Hart House Review
- Editor: Allison Zhao
- Categories: Literary magazine
- Publisher: Hart House, University of Toronto
- Founded: 1991
- Country: Canada
- Based in: Toronto
- Language: English
- Website: harthousereview.ca
- ISSN: 1202-6220
- OCLC: 31892552

= Hart House Review =

Canadian literary magazine

The Hart House Review is an annual Canadian literary magazine published by Hart House, a student life centre at the University of Toronto, and printed at Coach House Press.

The annual, student-produced journal ensures at least 70% of its content comes from University of Toronto contributors. Notable past contributors include Reza Baraheni, George Elliot Clarke, Lynn Crosbie, Howard Davies, Camilla Gibb, Nadine Gordimer, Sheila Heti, Jim Johnstone, Daniel MacIvor, Lee Maracle, Andrew McEwan, Rohinton Mistry, Albert F. Moritz, Simon Ortiz, John Reibetanz, Ray Robertson, Colm Tóibín, Priscilla Uppal, Myna Wallin, Kira Wronska Dorward, Carleton Wilson, Jacob Wren, and Rachel Zolf.
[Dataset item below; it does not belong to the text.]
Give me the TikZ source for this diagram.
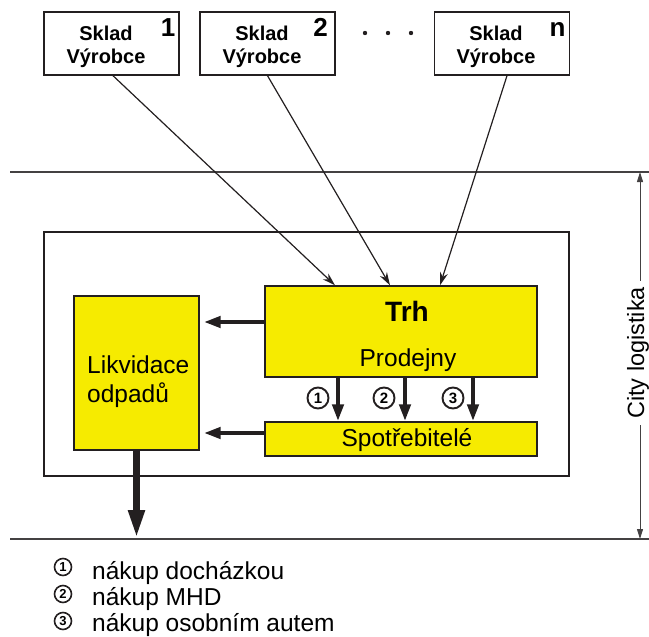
\documentclass[tikz,border=0pt]{standalone}
\usepackage{fontspec}
\setmainfont{Liberation Sans}
\usetikzlibrary{arrows.meta}

\definecolor{zluta}{RGB}{246,235,0}
\definecolor{cerna}{RGB}{35,31,32}

\newcommand{\pismo}[1]{\fontsize{#1}{#1}\selectfont}

\tikzset{
  sklad/.style={draw=cerna, line width=1.4pt, minimum width=135pt, minimum height=63pt, inner sep=0pt},
  blok/.style={draw=cerna, line width=1.4pt, fill=zluta, inner sep=0pt},
  popis/.style={inner sep=0pt, font=\pismo{24.5}},
  tenka/.style={draw=cerna, line width=1.2pt, -{Stealth[length=13pt,width=8pt]}},
  tlusta/.style={draw=cerna, line width=4.5pt, -{Triangle[length=17pt,width=11pt]}},
  cislice/.style={inner sep=0pt, font=\pismo{15}\bfseries},
  cislicemala/.style={inner sep=0pt, font=\pismo{13}\bfseries},
  obrys/.style={draw=cerna, line width=1.9pt},
}

\begin{document}
\begin{tikzpicture}[x=1pt, y=-1pt]
  \useasboundingbox (0,0) rectangle (649,637);

  % sklady vyrobcu
  \node[sklad] (sklad1) at (111.5,43.5) {};
  \node[sklad] (sklad2) at (267.5,43.5) {};
  \node[sklad] (skladn) at (502,43.5) {};
  \node[align=center, inner sep=0pt, font=\fontsize{20}{23}\selectfont\bfseries] (sklad1t) at (106,47) {Sklad\\Výrobce};
  \node[align=center, inner sep=0pt, font=\fontsize{20}{23}\selectfont\bfseries] (sklad2t) at (262,47) {Sklad\\Výrobce};
  \node[align=center, inner sep=0pt, font=\fontsize{20}{23}\selectfont\bfseries] (skladnt) at (496,47) {Sklad\\Výrobce};
  \node[anchor=base, inner sep=0pt, font=\pismo{26}\bfseries] (c1) at (168,37) {1};
  \node[anchor=base, inner sep=0pt, font=\pismo{26}\bfseries] (c2) at (320.5,37) {2};
  \node[anchor=base, inner sep=0pt, font=\pismo{26}\bfseries] (cn) at (557.5,36) {n};
  \foreach \x in {365,388,411}
    \fill[cerna] (\x,33) circle (2.2);

  % hranice mesta
  \draw[cerna!85, line width=1.4pt] (10,172) -- (649,172);
  \draw[cerna!85, line width=1.4pt] (10,539) -- (649,539);
  \coordinate (horni) at (640,172);
  \coordinate (dolni) at (640,539);
  \draw[cerna!85, line width=1pt, {Triangle[length=10pt,width=6pt]}-{Triangle[length=10pt,width=6pt]}] (horni) -- (dolni);
  \node[rotate=90, fill=white, inner xsep=6pt, inner ysep=0pt, font=\pismo{23.5}] (citylog) at (638,353) {City logistika};

  \node[draw=cerna, line width=1.3pt, minimum width=525pt, minimum height=244pt, inner sep=0pt] (mesto) at (306.5,354) {};

  % trh, spotrebitele, odpady
  \node[blok, minimum width=272pt, minimum height=91pt] (trh) at (401,331.5) {};
  \node[blok, minimum width=272pt, minimum height=34pt] (spotr) at (401,439) {};
  \node[blok, minimum width=125pt, minimum height=154pt] (likv) at (136.5,373) {};
  \node[anchor=base, inner sep=0pt, font=\pismo{28}\bfseries] (trhnazev) at (407,321) {Trh};
  \node[popis, anchor=base] (prodejny) at (408,366) {Prodejny};
  \node[popis, anchor=base] (spotrt) at (407,446) {Spotřebitelé};
  \node[popis, anchor=base west] (likv1) at (87,373) {Likvidace};
  \node[popis, anchor=base west] (likv2) at (87,402) {odpadů};

  % zasobovani trhu
  \draw[tenka] ([xshift=1.5pt]sklad1.south) -- ([xshift=-66pt]trh.north);
  \draw[tenka] (sklad2.south) -- ([xshift=-11pt]trh.north);
  \draw[tenka] ([xshift=5pt]skladn.south) -- ([xshift=39pt]trh.north);

  % nakup
  \draw[tlusta] ([xshift=-63pt]trh.south) -- ([xshift=-63pt]spotr.north);
  \draw[tlusta] ([xshift=4pt]trh.south) -- ([xshift=4pt]spotr.north);
  \draw[tlusta] ([xshift=72pt]trh.south) -- ([xshift=72pt]spotr.north);
  \node[cislice] (k1) at (318,398) {1};
  \node[cislice] (k2) at (384,398) {2};
  \node[cislice] (k3) at (453,398) {3};
  \foreach \k in {k1,k2,k3}
    \draw[obrys] (\k) circle (10.5);

  % odpady
  \coordinate (ztrhu) at ([yshift=9.5pt]trh.west);
  \coordinate (zespotr) at ([yshift=6pt]spotr.west);
  \draw[tlusta, shorten >=4pt] (ztrhu) -- (ztrhu -| likv.east);
  \draw[tlusta, shorten >=4pt] (zespotr) -- (zespotr -| likv.east);
  \draw[cerna, line width=7.5pt, -{Triangle[length=29pt,width=15pt]}] (likv.south) -- (likv.south |- dolni);

  % legenda
  \node[cislicemala] (l1) at (63,567) {1};
  \node[cislicemala] (l2) at (63,594) {2};
  \node[cislicemala] (l3) at (63,621) {3};
  \foreach \k in {l1,l2,l3}
    \draw[obrys, line width=1.6pt] (\k) circle (8.5);
  \node[popis, anchor=base west] (leg1) at (92,579) {nákup docházkou};
  \node[popis, anchor=base west] (leg2) at (92,605) {nákup MHD};
  \node[popis, anchor=base west] (leg3) at (92,631) {nákup osobním autem};
\end{tikzpicture}
\end{document}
Past Editors-in-Chief include Alana Wilcox (1991–92), Jackie Linton (2010), Andre Babyn (2011), Kira Wronska Dorward (2012), Clara Wells-Vershuchen (2014), Eva Wissting (2021-22), Bruce Crown (2022-23), and Allison Zhao (2023-present).

In 2012, HHR became open to the Canadian public after becoming a member of Magazines Canada and being distributed nationally thanks to the efforts of its then Editor-in-Chief, Kira Wronska Dorward.

The magazine was established in 1991. It publishes the winners of the annual Hart House Contests in Poetry and Fiction, as well as the winner of the annual E. J. Pratt Prize in Poetry.